## What needs to be done
Extract the lines from the start through the line that holds "(0,0) rectangle (781,779);", both included, omitting all images.

## Material provided
===

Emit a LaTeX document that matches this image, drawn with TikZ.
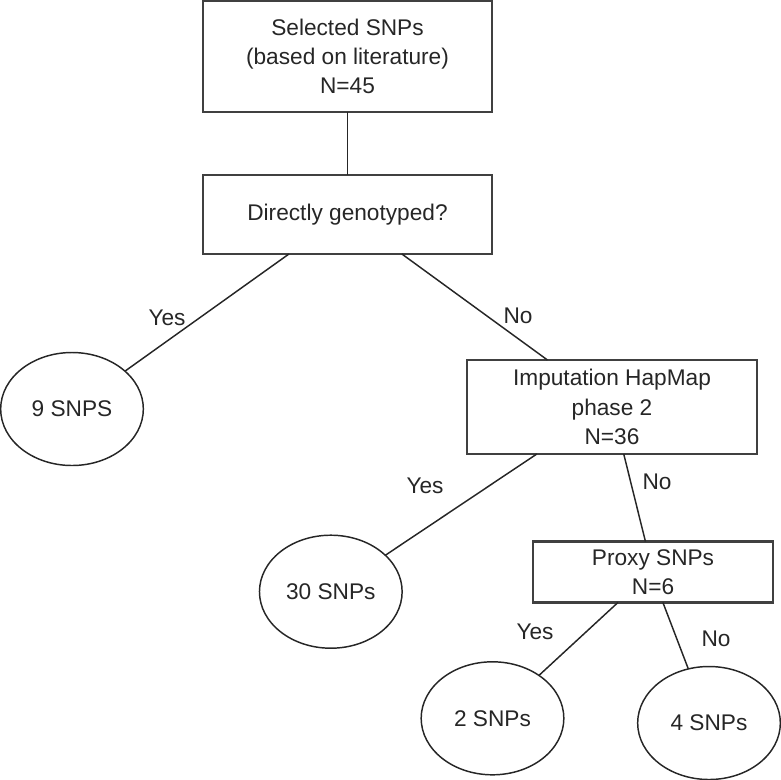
\documentclass[tikz,border=0pt]{standalone}
\usepackage{fontspec}
\setmainfont{Liberation Sans}
\usetikzlibrary{shapes.geometric}
\tikzset{%
    question/.style={
      rectangle,
      draw=black!75,
      line width=1.6pt,
      align=center,
      outer sep=0pt
    },
    result/.style={
      ellipse,
      draw,
      outer sep=0pt,
      minimum width=107pt,
      minimum height=84.75pt
    },
    answer/.style={
      inner sep=1pt
    }
  }

\begin{document}
\begin{tikzpicture}[x=0.75pt, y=-0.75pt, line width=1.1pt, draw=black!85, text=black!85,
    every node/.append style={font=\fontsize{17}{22}\selectfont}]
      \useasboundingbox (0,0) rectangle (781,779);

      \node [question, minimum width=216.75pt, minimum height=83.25pt] (sel) at (347.5,56.5) {Selected SNPs\\(based on literature)\\N=45};
      \node [question, minimum width=216.75pt, minimum height=59.25pt] (dir) at (347.5,214.5) {Directly genotyped?};
      \node [question, minimum width=217.5pt, minimum height=70.5pt] (imp) at (612,407) {Imputation HapMap\\phase 2\\N=36};
      \node [question, minimum width=180pt, minimum height=45.75pt] (proxy) at (653,572) {Proxy SNPs\\N=6};

      \node [result] (nine) at (72,409) {9 SNPS};
      \node [result] (thirty) at (330.8,591.7) {30 SNPs};
      \node [result] (two) at (492.5,718.3) {2 SNPs};
      \node [result] (four) at (709,723) {4 SNPs};

      \node [answer] (yes1) at (167,318) {Yes};
      \node [answer] (no1) at (518,316) {No};
      \node [answer] (yes2) at (425,486) {Yes};
      \node [answer] (no2) at (657,482) {No};
      \node [answer] (yes3) at (535,632) {Yes};
      \node [answer] (no3) at (716,639) {No};

      \draw (sel) -- (dir);

      \draw (dir.214.5) -- (nine);
      \draw (dir.324.6) -- (imp);

      \draw (imp.212.8) -- (thirty);
      \draw (imp.284.3) -- (proxy);

      \draw (proxy.221.5) -- (two);
      \draw (proxy.288) -- (four);
    \end{tikzpicture}
\end{document}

===

## Answer for this exercise
Emit a LaTeX document that matches this image, drawn with TikZ.
\documentclass[tikz,border=0pt]{standalone}
\usepackage{fontspec}
\setmainfont{Liberation Sans}
\usetikzlibrary{shapes.geometric}
\tikzset{%
    question/.style={
      rectangle,
      draw=black!75,
      line width=1.6pt,
      align=center,
      outer sep=0pt
    },
    result/.style={
      ellipse,
      draw,
      outer sep=0pt,
      minimum width=107pt,
      minimum height=84.75pt
    },
    answer/.style={
      inner sep=1pt
    }
  }

\begin{document}
\begin{tikzpicture}[x=0.75pt, y=-0.75pt, line width=1.1pt, draw=black!85, text=black!85,
    every node/.append style={font=\fontsize{17}{22}\selectfont}]
      \useasboundingbox (0,0) rectangle (781,779);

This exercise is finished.